All images copyright to Kimberlee Adolph

Monday, January 18, 2010

Ura for the Day

The trip to Ura began at 9:30 on Monday morning. Kinga, who is a forester with WCP, had arranged for a taxi to take us on the 58km (36 miles) journey. The pavement is as wide as a single lane road back home, but divided into 2 lanes. When one comes upon a car going the opposite direction, one of the cars has to pull off the road to pass.
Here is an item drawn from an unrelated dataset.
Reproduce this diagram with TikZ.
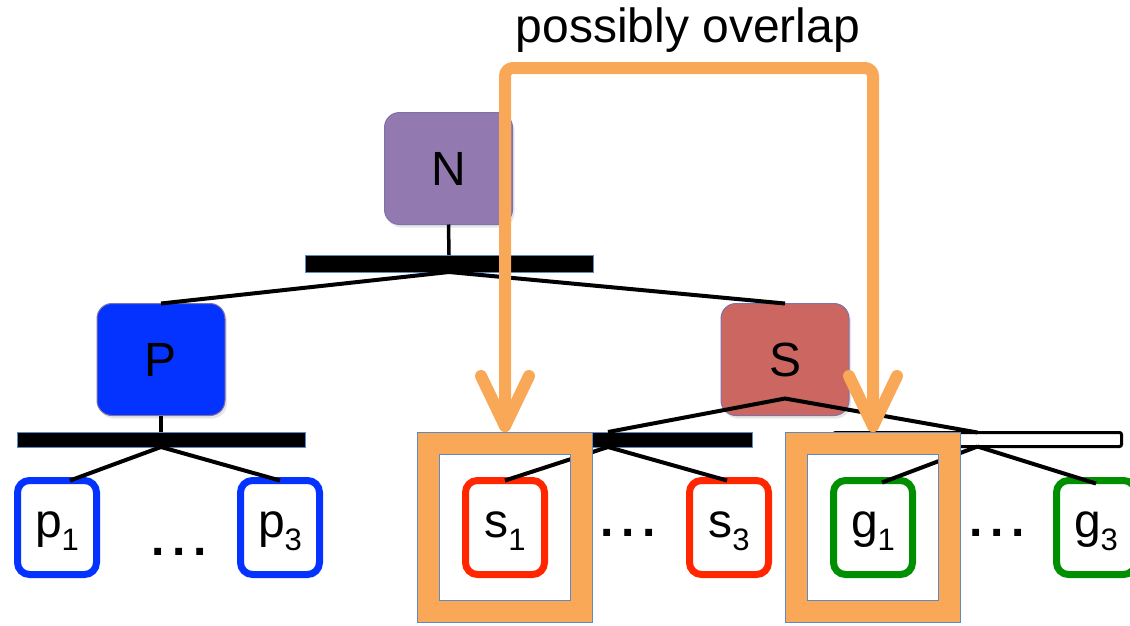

The road has many tight turns as it climbs to 11,200 feet to the main town of Ura. Most of the waterfalls were frozen and snow was still on the ground from the overnight storm. We stopped two or three times at various points overlooking the valleys. The mountains are all around us and become a faint blue the farther south you look. Turning north, one can see the valley of the remote villages we just passed through and the snow caps of Bhutan’s highest points peek over the lower ranges of the Himalayas; all of it is covered in forest. Bhutan currently boasts a 70% forest cover rate and the constitution states it must maintain a minimum of 60% at all times, thus insuring the environment and the animals in it.

Because the Chief Forestry Officer for Thurmshingla Park was not in for the next few days we were only able to stay for the day. Our first stop was for a quick lunch in the one “hotel” in the town… potatoes and rice! Next we visited the Rinchen Jugney Lhakhang which was built in 1308. Though from outside the building is rundown and looks to be in need of repair, it houses three enormous bronze statues of the Buddha and Guru Rinpoche. (Pictures are not permitted inside monasteries.)

From there we walked 3 miles into the forest and looked for any animals. We found barking deer, blood pheasant, and Himalayan monals… no red panda though. On the drive home we came across a government labor camp where men were winding down their day playing khuru and let me have a chance to throw the darts. It was a nice way to spend a day out of the office.